Payne suggests another possibility: that the critical variable in the indulgence of violence is an overarching sense that life is cheap. When pain and early death are everyday features of one's own life, one feels fewer compunctions about inflicting them on others. As technology and economic efficiency lengthen and improve our lives, we place a higher value on life in general.

A third theory, championed by Robert Wright, invokes the logic of non-zero-sum games: scenarios in which two agents can each come out ahead if they cooperate, such as trading goods, dividing up labor, or sharing the peace dividend that comes from laying down their arms. As people acquire know-how that they can share cheaply with others and develop technologies that allow them to spread their goods and ideas over larger territories at lower cost, their incentive to cooperate steadily increases, because other people become more valuable alive than dead.

Then there is the scenario sketched by philosopher Peter Singer. Evolution, he suggests, bequeathed people a small kernel of empathy, which by default they apply only within a narrow circle of friends and relations. Over the millennia, people's moral circles have expanded to encompass larger and larger polities: the clan, the tribe, the nation, both sexes, other races, and even animals. The circle may have been pushed outward by expanding networks of reciprocity, à la Wright, but it might also be inflated by the inexorable logic of the golden rule: The more one knows and thinks about other living things, the harder it is to privilege one's own interests over theirs. The empathy escalator may also be powered by cosmopolitanism, in which journalism, memoir, and realistic fiction make the inner lives of other people, and the contingent nature of one's own station, more palpable—the feeling that "there but for fortune go I".

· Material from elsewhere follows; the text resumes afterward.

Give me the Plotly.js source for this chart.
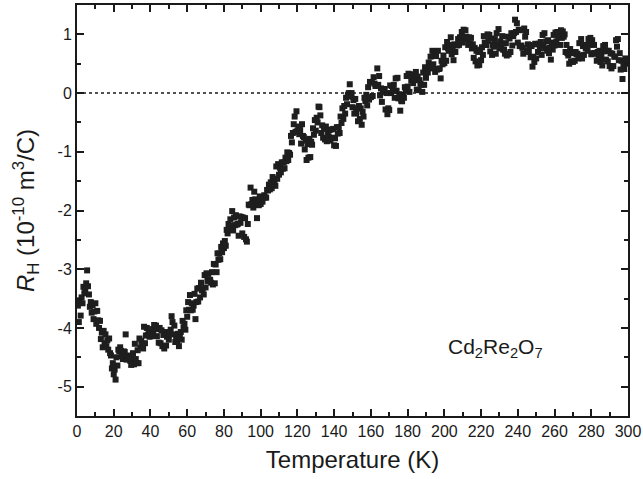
<!DOCTYPE html>
<html>
<head>
<meta charset="utf-8">
<script src="https://cdn.plot.ly/plotly-3.0.1.min.js"></script>
<style>html,body{margin:0;padding:0;background:#fff;}#chart{width:643px;height:479px;}</style>
</head>
<body>
<div id="chart"></div>
<script>
// Temperature (K) and Hall coefficient R_H (1e-10 m^3/C)
var temperature = [
0.5,1,1.5,2,2.5,3,3.5,4,4.5,5,5.5,6,6.5,7,7.5,8,8.5,9,9.5,10,10.5,11,
11.5,12,12.5,13,13.5,14,14.5,15,15.5,16,16.5,17,17.5,18,18.5,19,19.5,20,20.5,21,21.5,22,
22.5,23,23.5,24,24.5,25,25.5,26,26.5,27,27.5,28,28.5,29,29.5,30,30.5,31,31.5,32,32.5,33,33.5,34,34.5,35,35.5,36,36.5,37,37.5,38,38.5,
39,39.5,40,40.5,41,41.5,42,42.5,43,43.5,44,44.5,45,45.5,46,46.5,47,47.5,48,48.5,49,49.5,50,50.5,51,51.5,52,52.5,53,53.5,54,54.5,55,55.5,56,
56.5,57,57.5,58,58.5,59,59.5,60,60.5,61,61.5,62,62.5,63,63.5,64,64.5,65,65.5,66,66.5,67,67.5,68,68.5,69,69.5,70,
70.5,71,71.5,72,72.5,73,73.5,74,74.5,75,75.5,76,76.5,77,77.5,78,78.5,79,79.5,80,80.5,81,81.5,82,82.5,83,83.5,84,84.5,85,
85.5,86,86.5,87,87.5,88,88.5,89,89.5,90,90.5,91,91.5,92,92.5,93,93.5,94,94.5,95,95.5,96,96.5,97,97.5,98,98.5,99,99.5,100,
100.5,101,101.5,102,102.5,103,103.5,104,104.5,105,105.5,106,106.5,107,107.5,108,108.5,109,109.5,110,110.5,111,111.5,112,112.5,113,113.5,114,114.5,115,
115.5,116,116.5,117,117.5,118,118.5,119,119.5,120,120.5,121,121.5,122,122.5,123,123.5,124,124.5,125,125.5,126,126.5,127,127.5,128,128.5,129,129.5,130,
130.5,131,131.5,132,132.5,133,133.5,134,134.5,135,135.5,136,136.5,137,137.5,138,138.5,139,139.5,140,140.5,141,141.5,142,142.5,143,143.5,144,144.5,145,145.5,146,146.5,147,147.5,148,148.5,149,149.5,150,
150.5,151,151.5,152,152.5,153,153.5,154,154.5,155,155.5,156,156.5,157,157.5,158,158.5,159,159.5,160,160.5,161,161.5,162,162.5,163,163.5,164,164.5,165,165.5,166,166.5,167,167.5,168,168.5,169,169.5,170,
170.5,171,171.5,172,172.5,173,173.5,174,174.5,175,175.5,176,176.5,177,177.5,178,178.5,179,179.5,180,180.5,181,181.5,182,182.5,183,183.5,184,184.5,185,185.5,186,186.5,187,187.5,188,188.5,189,189.5,190,
190.5,191,191.5,192,192.5,193,193.5,194,194.5,195,195.5,196,196.5,197,197.5,198,198.5,199,199.5,200,200.5,201,201.5,202,202.5,203,203.5,204,204.5,205,205.5,206,206.5,207,207.5,208,208.5,209,209.5,210,
210.5,211,211.5,212,212.5,213,213.5,214,214.5,215,215.5,216,216.5,217,217.5,218,218.5,219,219.5,220,220.5,221,221.5,222,222.5,223,223.5,224,224.5,225,225.5,226,226.5,227,227.5,228,228.5,229,229.5,230,
230.5,231,231.5,232,232.5,233,233.5,234,234.5,235,235.5,236,236.5,237,237.5,238,238.5,239,239.5,240,240.5,241,241.5,242,242.5,243,243.5,244,244.5,245,245.5,246,246.5,247,247.5,248,248.5,249,249.5,250,
250.5,251,251.5,252,252.5,253,253.5,254,254.5,255,255.5,256,256.5,257,257.5,258,258.5,259,259.5,260,260.5,261,261.5,262,262.5,263,263.5,264,264.5,265,265.5,266,266.5,267,267.5,268,268.5,269,269.5,270,
270.5,271,271.5,272,272.5,273,273.5,274,274.5,275,275.5,276,276.5,277,277.5,278,278.5,279,279.5,280,280.5,281,281.5,282,282.5,283,283.5,284,284.5,285,285.5,286,286.5,287,287.5,288,288.5,289,289.5,290,
290.5,291,291.5,292,292.5,293,293.5,294,294.5,295,295.5,296,296.5,297,297.5,298,298.5,299
];
var hallCoefficient = [
-3.62,-3.9,-3.53,-3.79,-3.48,-3.58,-3.3,-3.41,-3.36,-3.24,-3.02,-3.29,-3.43,-3.64,-3.56,-3.74,-3.61,-3.85,-3.72,-3.58,-3.93,-3.71,
-3.87,-4.0,-3.88,-4.19,-4.08,-4.33,-4.05,-4.26,-4.11,-4.31,-4.21,-4.37,-4.18,-4.43,-4.47,-4.69,-4.6,-4.79,-4.71,-4.88,-4.5,-4.64,
-4.37,-4.4,-4.33,-4.39,-4.48,-4.53,-4.4,-4.41,-4.11,-4.54,-4.47,-4.5,-4.53,-4.56,-4.63,-4.5,-4.43,-4.62,-4.27,-4.53,-4.6,-4.38,-4.6,-4.18,-4.33,-4.22,-4.3,-4.35,-3.98,-4.26,-4.13,-4.0,-4.12,
-4.07,-4.15,-4.08,-4.14,-4.02,-4.11,-3.95,-4.01,-3.96,-4.14,-4.02,-4.25,-4.0,-4.26,-4.04,-4.31,-4.12,-4.35,-4.07,-4.3,-4.15,-4.11,-4.2,-4.09,-4.03,-3.8,-3.9,-4.11,-3.96,-4.24,-4.18,-4.23,-4.1,-4.31,-4.13,
-4.07,-4.2,-3.88,-3.99,-3.93,-4.03,-3.7,-3.81,-3.56,-3.69,-3.44,-3.7,-3.58,-3.69,-3.62,-3.42,-3.85,-3.56,-3.33,-3.55,-3.32,-3.48,-3.23,-3.36,-3.33,-3.43,-3.1,-3.31,
-3.07,-3.2,-3.08,-3.19,-3.18,-3.23,-3.05,-3.26,-2.91,-3.24,-2.92,-3.05,-2.73,-2.84,-2.73,-2.83,-2.62,-2.71,-2.56,-2.64,-2.52,-2.6,-2.33,-2.39,-2.23,-2.33,-2.15,-2.26,-2.01,-2.34,
-2.12,-2.25,-2.08,-2.24,-2.23,-2.43,-2.1,-2.21,-2.11,-2.39,-2.12,-2.45,-2.13,-2.49,-2.53,-2.23,-1.9,-1.91,-1.61,-1.89,-1.82,-1.95,-1.68,-1.81,-1.88,-2.13,-1.85,-1.91,-1.76,-1.89,
-1.77,-1.85,-1.78,-1.74,-1.78,-1.78,-1.65,-1.66,-1.56,-1.64,-1.52,-1.62,-1.43,-1.49,-1.48,-1.58,-1.25,-1.46,-1.21,-1.39,-1.27,-1.35,-1.18,-1.29,-1.18,-1.28,-1.1,-1.16,-1.01,-1.14,
-1.02,-1.05,-0.73,-0.84,-0.68,-0.53,-0.4,-0.66,-0.31,-0.64,-0.57,-0.7,-0.63,-0.86,-0.53,-0.73,-0.75,-0.96,-0.81,-1.14,-0.87,-1.1,-0.78,-1.09,-0.83,-0.88,-0.6,-0.71,-0.46,-0.64,
-0.42,-0.5,-0.23,-0.24,-0.38,-0.68,-0.55,-0.76,-0.61,-0.79,-0.57,-0.82,-0.66,-0.74,-0.63,-0.81,-0.62,-0.76,-0.61,-0.89,-0.77,-0.9,-0.58,-0.69,-0.58,-0.68,-0.4,-0.51,-0.26,-0.44,-0.22,-0.35,-0.08,-0.19,-0.03,0.0,0.15,-0.06,0.0,-0.24,
-0.12,-0.35,-0.1,-0.34,-0.26,-0.48,-0.22,-0.44,-0.26,-0.54,-0.32,-0.4,-0.08,-0.14,-0.03,-0.21,0.1,-0.11,0.19,-0.07,0.18,-0.05,0.27,0.16,0.12,0.12,0.42,0.14,0.29,-0.04,0.08,-0.15,0.02,0.06,0.07,-0.28,0.0,-0.36,-0.26,-0.29,
0.13,0.0,0.12,0.04,0.14,-0.08,0.25,0.04,0.26,-0.09,-0.02,-0.3,-0.13,-0.14,-0.03,-0.08,0.1,0.04,0.29,0.11,0.33,0.02,0.32,0.21,0.3,0.17,0.3,0.22,0.36,0.06,0.28,0.05,0.22,0.16,0.14,0.02,0.35,0.14,0.44,0.26,
0.38,0.35,0.52,0.46,0.62,0.42,0.72,0.49,0.64,0.36,0.63,0.4,0.72,0.41,0.42,0.25,0.55,0.49,0.64,0.51,0.78,0.55,0.87,0.76,0.72,0.82,0.95,0.66,0.74,0.56,0.83,0.7,0.82,0.81,0.92,0.82,0.95,0.94,1.04,0.86,
1.08,0.95,1.07,0.96,0.92,0.82,0.95,0.84,0.94,0.76,0.83,0.6,0.77,0.54,0.72,0.47,0.7,0.48,0.74,0.56,0.78,0.65,0.97,0.86,0.82,0.82,1.0,0.89,0.99,0.71,0.93,0.65,0.82,0.79,0.92,0.67,1.02,0.82,1.09,0.76,
0.88,0.8,0.97,0.74,0.74,0.67,0.85,0.64,0.96,0.66,0.93,0.7,1.02,0.81,0.97,1.02,1.25,1.04,1.19,0.86,1.08,0.8,1.07,0.81,0.77,0.67,1.1,0.96,1.04,0.73,0.83,0.7,0.82,0.61,0.8,0.45,0.62,0.53,0.84,0.59,
0.83,0.7,0.84,0.76,0.87,0.65,0.99,0.82,1.02,0.76,0.88,0.72,0.9,0.68,0.77,0.57,0.86,0.74,0.99,0.81,1.03,0.88,1.04,0.96,1.04,0.82,1.07,0.94,1.05,0.96,1.0,0.7,0.82,0.68,0.64,0.5,0.75,0.54,0.69,0.53,
0.68,0.55,0.7,0.66,0.67,0.59,0.85,0.64,0.92,0.59,0.8,0.65,0.82,0.76,0.8,0.72,0.92,0.82,0.94,0.66,0.9,0.68,0.82,0.68,0.67,0.55,0.7,0.59,0.72,0.53,0.63,0.47,0.8,0.71,0.82,0.57,0.72,0.54,0.72,0.46,
0.68,0.42,0.67,0.46,0.62,0.62,0.9,0.79,0.92,0.56,0.68,0.4,0.55,0.24,0.48,0.41,0.59,0.5
];

var xTickVals = [0,20,40,60,80,100,120,140,160,180,200,220,240,260,280,300];
var xTickText = ['0','20','40','60','80','100','120','140','160','180','200','220','240','260','280','300'];
var yTickVals = [-5,-4,-3,-2,-1,0,1];
var yTickText = ['-5','-4','-3','-2','-1','0','1'];

var trace = {
  x: temperature,
  y: hallCoefficient,
  type: 'scatter',
  mode: 'markers',
  marker: {symbol: 'square', size: 6, color: '#1e1e1e', line: {width: 0}},
  hoverinfo: 'skip'
};

var axisCommon = {
  showgrid: false,
  zeroline: false,
  showline: true,
  linecolor: '#1a1a1a',
  linewidth: 2,
  mirror: 'allticks',
  ticks: 'inside',
  ticklen: 7,
  tickwidth: 2,
  tickcolor: '#1a1a1a',
  tickmode: 'array',
  tickfont: {family: 'Liberation Sans, Arial, sans-serif', size: 16, color: '#1a1a1a'}
};

var layout = {
  width: 643,
  height: 479,
  paper_bgcolor: '#ffffff',
  plot_bgcolor: '#ffffff',
  showlegend: false,
  margin: {l: 77, r: 15, t: 5, b: 63},
  xaxis: Object.assign({}, axisCommon, {
    range: [0, 300],
    tickvals: xTickVals,
    ticktext: xTickText,
    minor: {dtick: 10, tick0: 0, ticks: 'inside', ticklen: 4, tickwidth: 2, tickcolor: '#1a1a1a'},
    title: {text: 'Temperature (K)', font: {family: 'Liberation Sans, Arial, sans-serif', size: 24, color: '#1a1a1a'}, standoff: 12}
  }),
  yaxis: Object.assign({}, axisCommon, {
    range: [-5.5, 1.5],
    tickvals: yTickVals,
    ticktext: yTickText,
    minor: {dtick: 0.5, tick0: 0, ticks: 'inside', ticklen: 4, tickwidth: 2, tickcolor: '#1a1a1a'},
    title: {text: '<i>R</i><sub>H</sub> (10<sup>-10</sup> m<sup>3</sup>/C)', font: {family: 'Liberation Sans, Arial, sans-serif', size: 24, color: '#1a1a1a'}, standoff: 16}
  }),
  shapes: [{
    type: 'line', xref: 'x', yref: 'y', x0: 0, x1: 300, y0: 0, y1: 0,
    line: {color: '#1a1a1a', width: 1.5, dash: 'dot'}
  }],
  annotations: [{
    xref: 'x', yref: 'y', x: 201, y: -4.35, xanchor: 'left', yanchor: 'middle',
    text: 'Cd<sub>2</sub>Re<sub>2</sub>O<sub>7</sub>', showarrow: false,
    font: {family: 'Liberation Sans, Arial, sans-serif', size: 21, color: '#1a1a1a'}
  }]
};

Plotly.newPlot('chart', [trace], layout, {displayModeBar: false, staticPlot: true});
</script>
</body>
</html>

Whatever its causes, the decline of violence has profound implications. It is not a license for complacency: We enjoy the peace we find today because people in past generations were appalled by the violence in their time and worked to end it, and so we should work to end the appalling violence in our time. Nor is it necessarily grounds for optimism about the immediate future, since the world has never before had national leaders who combine pre-modern sensibilities with modern weapons.